2. **RLS Protection:** After restricting `pool`, run `./integration-test.sh`. Any query that was improperly bypassing `withTenant` will cause TypeScript compilation to fail (since `pool.query` is no longer available), ensuring safe refactoring.
3. **DB Roles:** Spin up a clean docker-compose environment.

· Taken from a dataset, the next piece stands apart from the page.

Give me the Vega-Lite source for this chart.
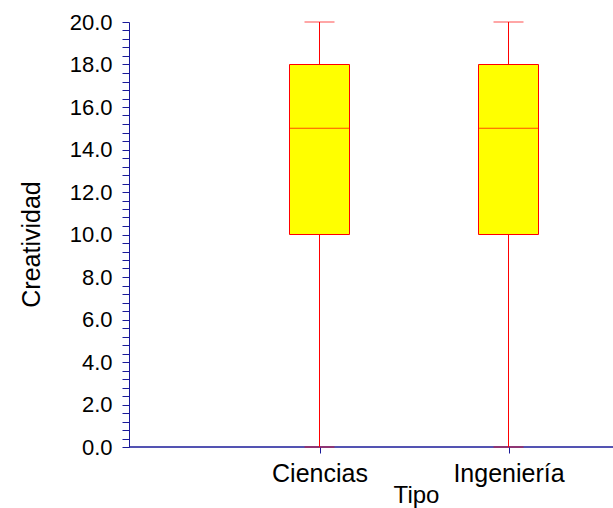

Use a Postgres client to verify that `dd0c_alert` user cannot run `SELECT * FROM dd0c_route.users`.
4. **Webhooks:** Simulate a Fly.io cold start by pausing the `dd0c-alert` container, firing a webhook to the ingestion endpoint, and verifying the payload is queued in Redis and processed upon container resume.
5. **Invite Flow:** Add a multi-user flow to `integration-test.sh` asserting User B can be invited by User A and both can query the same `tenant_id` records.